--- Start of DATASET CONTENT ---

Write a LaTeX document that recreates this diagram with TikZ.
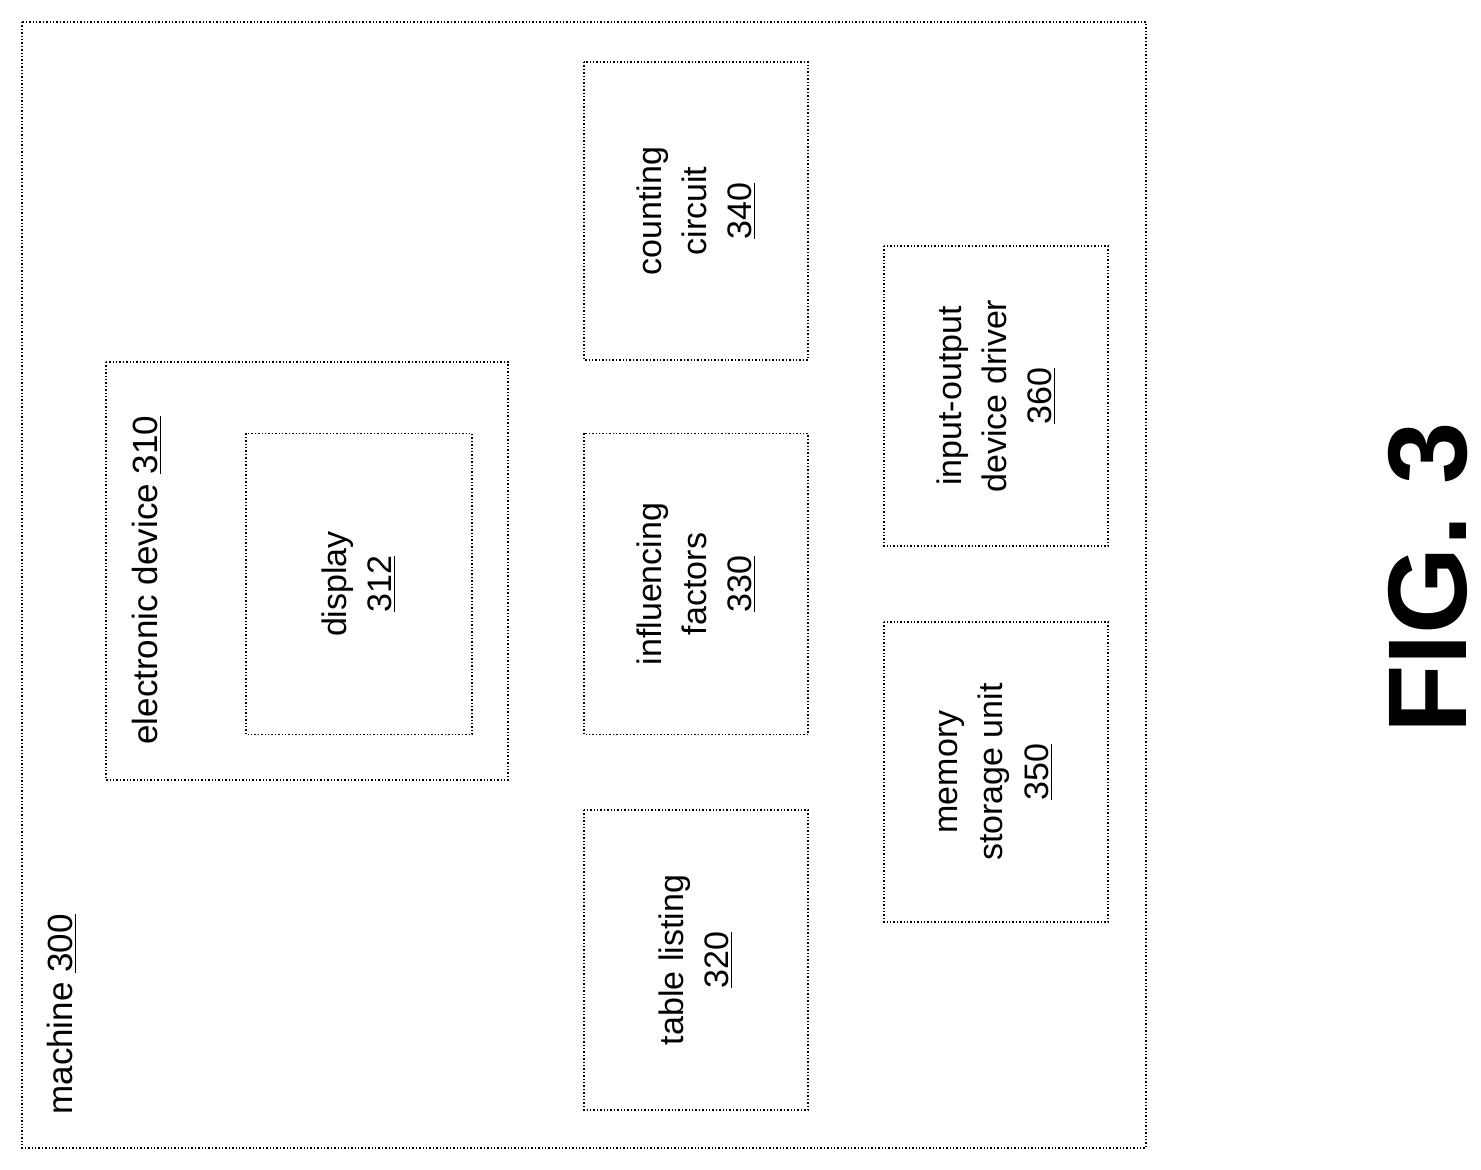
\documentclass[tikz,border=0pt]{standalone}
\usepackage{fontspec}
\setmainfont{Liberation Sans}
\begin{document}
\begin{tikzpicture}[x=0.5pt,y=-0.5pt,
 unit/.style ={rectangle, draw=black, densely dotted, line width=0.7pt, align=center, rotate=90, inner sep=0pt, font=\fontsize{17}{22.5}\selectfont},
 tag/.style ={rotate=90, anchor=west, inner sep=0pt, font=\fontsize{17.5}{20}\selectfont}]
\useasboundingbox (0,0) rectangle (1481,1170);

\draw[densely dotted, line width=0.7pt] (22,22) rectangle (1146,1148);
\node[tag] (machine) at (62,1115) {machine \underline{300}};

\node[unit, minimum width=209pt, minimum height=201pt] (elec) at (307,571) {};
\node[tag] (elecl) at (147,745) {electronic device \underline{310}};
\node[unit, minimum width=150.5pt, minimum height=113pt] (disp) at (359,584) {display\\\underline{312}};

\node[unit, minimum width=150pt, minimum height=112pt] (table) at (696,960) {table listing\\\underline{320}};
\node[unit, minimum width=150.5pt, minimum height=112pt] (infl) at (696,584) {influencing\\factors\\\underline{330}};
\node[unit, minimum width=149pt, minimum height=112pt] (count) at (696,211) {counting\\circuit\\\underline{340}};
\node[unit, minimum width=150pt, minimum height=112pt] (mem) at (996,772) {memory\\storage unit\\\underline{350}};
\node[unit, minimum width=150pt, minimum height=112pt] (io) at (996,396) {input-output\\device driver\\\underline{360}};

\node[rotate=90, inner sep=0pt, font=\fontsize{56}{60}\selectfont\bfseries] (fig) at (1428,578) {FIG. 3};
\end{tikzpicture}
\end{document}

--- End of DATASET CONTENT ---

SHORT EXERCISE: Please take the lines from the beginning of the data above through the line holding "width=150.5pt, minimum height=113pt]" and transcribe them exactly, without any pictures.

TASK OUTPUT:
Write a LaTeX document that recreates this diagram with TikZ.
\documentclass[tikz,border=0pt]{standalone}
\usepackage{fontspec}
\setmainfont{Liberation Sans}
\begin{document}
\begin{tikzpicture}[x=0.5pt,y=-0.5pt,
 unit/.style ={rectangle, draw=black, densely dotted, line width=0.7pt, align=center, rotate=90, inner sep=0pt, font=\fontsize{17}{22.5}\selectfont},
 tag/.style ={rotate=90, anchor=west, inner sep=0pt, font=\fontsize{17.5}{20}\selectfont}]
\useasboundingbox (0,0) rectangle (1481,1170);

\draw[densely dotted, line width=0.7pt] (22,22) rectangle (1146,1148);
\node[tag] (machine) at (62,1115) {machine \underline{300}};

\node[unit, minimum width=209pt, minimum height=201pt] (elec) at (307,571) {};
\node[tag] (elecl) at (147,745) {electronic device \underline{310}};
\node[unit, minimum width=150.5pt, minimum height=113pt] (disp) at (359,584) {display\\\underline{312}};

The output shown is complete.